__Exercise__:
Your task is to copy the listing exactly, with the pictures left out.

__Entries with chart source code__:
== == ==
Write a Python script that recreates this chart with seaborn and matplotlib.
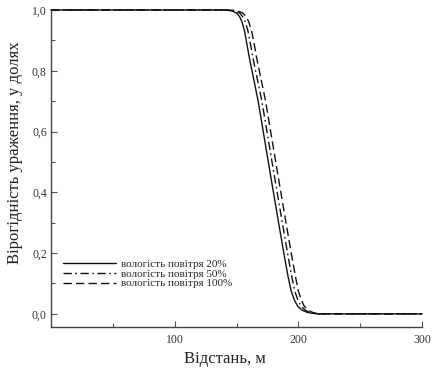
import numpy as np
import pandas as pd
import matplotlib
matplotlib.use("Agg")
import matplotlib.pyplot as plt
import seaborn as sns

# probability levels (shared) and distances
prob = [1.0, 1.0, 0.997, 0.99, 0.978, 0.96, 0.93, 0.89, 0.84, 0.70, 0.49, 0.30,
        0.18, 0.12, 0.075, 0.045, 0.025, 0.012, 0.004, 0.0, 0.0]
dist_20 = [0, 140, 146, 150, 152.5, 154.5, 156.5, 158.3, 160.5, 167.5, 176.1, 184,
           189.1, 191.8, 194.2, 196.8, 199.5, 203, 208, 215, 300]
dist_50 = [0, 142, 148.5, 152.5, 155, 157.2, 159.3, 161.2, 163.4, 170.5, 179.1, 187,
           192.1, 194.8, 197.1, 199.6, 202.2, 205.5, 210, 216, 300]
dist_100 = [0, 144, 151, 155, 157.8, 160, 162.2, 164.2, 166.4, 173.5, 182.1, 190,
            195.1, 197.8, 200, 202.4, 204.8, 207.8, 212, 217, 300]

labels = ["вологість повітря 20%", "вологість повітря 50%", "вологість повітря 100%"]

x_ticks = [100, 200, 300]
x_minor = [50, 150, 250]
y_ticks = [0.0, 0.2, 0.4, 0.6, 0.8, 1.0]
y_tick_labels = ["0,0", "0,2", "0,4", "0,6", "0,8", "1,0"]
y_minor = [0.1, 0.3, 0.5, 0.7, 0.9]

df = pd.concat([
    pd.DataFrame({"x": dist_20, "y": prob, "series": labels[0]}),
    pd.DataFrame({"x": dist_50, "y": prob, "series": labels[1]}),
    pd.DataFrame({"x": dist_100, "y": prob, "series": labels[2]}),
])

sns.set_style("ticks")
plt.rcParams['font.family'] = ['Liberation Serif', 'DejaVu Serif']

fig = plt.figure(figsize=(4.32, 3.69), dpi=100)
ax = fig.add_axes([0.118, 0.114, 0.859, 0.859])

dash_map = {labels[0]: "", labels[1]: (6, 2.5, 1.2, 2.5), labels[2]: (6, 3)}
sns.lineplot(data=df, x="x", y="y", style="series", dashes=dash_map,
             color="#111111", linewidth=1.0, legend=False, ax=ax, sort=False)
for ln in ax.lines:
    ln.set_clip_on(False)

ax.set_xlim(0, 300)
ax.set_ylim(-0.043, 1.0)
ax.set_xticks(x_ticks)
ax.set_xticks(x_minor, minor=True)
ax.set_yticks(y_ticks)
ax.set_yticklabels(y_tick_labels)
ax.set_yticks(y_minor, minor=True)

ax.tick_params(which="both", direction="in", colors="#555555", labelcolor="#333333",
               width=0.8, labelsize=8.5)
ax.tick_params(which="major", length=4)
ax.tick_params(which="minor", length=3)
ax.tick_params(axis="x", pad=5)
ax.tick_params(axis="y", pad=3)

sns.despine(ax=ax)
for sp in ["left", "bottom"]:
    ax.spines[sp].set_color("#444444")
    ax.spines[sp].set_linewidth(1.0)

ax.set_xlabel("Відстань, м", fontsize=12, color="#222222")
ax.set_ylabel("Вірогідність ураження, у долях", fontsize=12, color="#222222")
ax.xaxis.set_label_coords(0.47, -0.075)
ax.yaxis.set_label_coords(-0.075, 0.55)

ax.legend(ax.lines, labels, loc="upper left", bbox_to_anchor=(0.02, 0.228),
          frameon=False, fontsize=8.0, handlelength=4.8, handletextpad=0.4,
          labelspacing=0.0, borderaxespad=0)

fig.savefig("out.png", dpi=100)
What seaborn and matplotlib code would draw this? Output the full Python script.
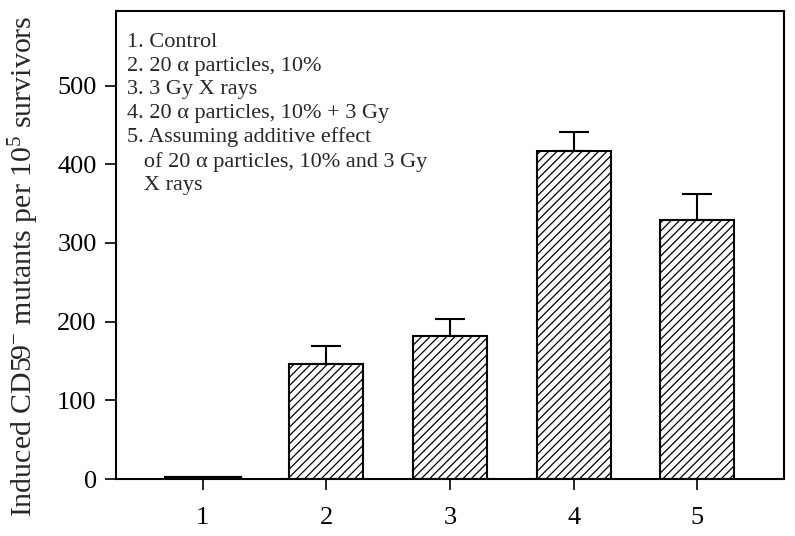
== == ==
__Final answer__:
Write a Python script that recreates this chart with seaborn and matplotlib.
import numpy as np
import pandas as pd
import matplotlib
matplotlib.use("Agg")
import matplotlib.pyplot as plt
import seaborn as sns

# probability levels (shared) and distances
prob = [1.0, 1.0, 0.997, 0.99, 0.978, 0.96, 0.93, 0.89, 0.84, 0.70, 0.49, 0.30,
        0.18, 0.12, 0.075, 0.045, 0.025, 0.012, 0.004, 0.0, 0.0]
dist_20 = [0, 140, 146, 150, 152.5, 154.5, 156.5, 158.3, 160.5, 167.5, 176.1, 184,
           189.1, 191.8, 194.2, 196.8, 199.5, 203, 208, 215, 300]
dist_50 = [0, 142, 148.5, 152.5, 155, 157.2, 159.3, 161.2, 163.4, 170.5, 179.1, 187,
           192.1, 194.8, 197.1, 199.6, 202.2, 205.5, 210, 216, 300]
dist_100 = [0, 144, 151, 155, 157.8, 160, 162.2, 164.2, 166.4, 173.5, 182.1, 190,
            195.1, 197.8, 200, 202.4, 204.8, 207.8, 212, 217, 300]

labels = ["вологість повітря 20%", "вологість повітря 50%", "вологість повітря 100%"]

x_ticks = [100, 200, 300]
x_minor = [50, 150, 250]
y_ticks = [0.0, 0.2, 0.4, 0.6, 0.8, 1.0]
y_tick_labels = ["0,0", "0,2", "0,4", "0,6", "0,8", "1,0"]
y_minor = [0.1, 0.3, 0.5, 0.7, 0.9]

df = pd.concat([
    pd.DataFrame({"x": dist_20, "y": prob, "series": labels[0]}),
    pd.DataFrame({"x": dist_50, "y": prob, "series": labels[1]}),
    pd.DataFrame({"x": dist_100, "y": prob, "series": labels[2]}),
])

sns.set_style("ticks")
plt.rcParams['font.family'] = ['Liberation Serif', 'DejaVu Serif']

fig = plt.figure(figsize=(4.32, 3.69), dpi=100)
ax = fig.add_axes([0.118, 0.114, 0.859, 0.859])

dash_map = {labels[0]: "", labels[1]: (6, 2.5, 1.2, 2.5), labels[2]: (6, 3)}
sns.lineplot(data=df, x="x", y="y", style="series", dashes=dash_map,
             color="#111111", linewidth=1.0, legend=False, ax=ax, sort=False)
for ln in ax.lines:
    ln.set_clip_on(False)

ax.set_xlim(0, 300)
ax.set_ylim(-0.043, 1.0)
ax.set_xticks(x_ticks)
ax.set_xticks(x_minor, minor=True)
ax.set_yticks(y_ticks)
ax.set_yticklabels(y_tick_labels)
ax.set_yticks(y_minor, minor=True)

ax.tick_params(which="both", direction="in", colors="#555555", labelcolor="#333333",
               width=0.8, labelsize=8.5)
ax.tick_params(which="major", length=4)
ax.tick_params(which="minor", length=3)
ax.tick_params(axis="x", pad=5)
ax.tick_params(axis="y", pad=3)

sns.despine(ax=ax)
for sp in ["left", "bottom"]:
    ax.spines[sp].set_color("#444444")
    ax.spines[sp].set_linewidth(1.0)

ax.set_xlabel("Відстань, м", fontsize=12, color="#222222")
ax.set_ylabel("Вірогідність ураження, у долях", fontsize=12, color="#222222")
ax.xaxis.set_label_coords(0.47, -0.075)
ax.yaxis.set_label_coords(-0.075, 0.55)

ax.legend(ax.lines, labels, loc="upper left", bbox_to_anchor=(0.02, 0.228),
          frameon=False, fontsize=8.0, handlelength=4.8, handletextpad=0.4,
          labelspacing=0.0, borderaxespad=0)

fig.savefig("out.png", dpi=100)
What seaborn and matplotlib code would draw this? Output the full Python script.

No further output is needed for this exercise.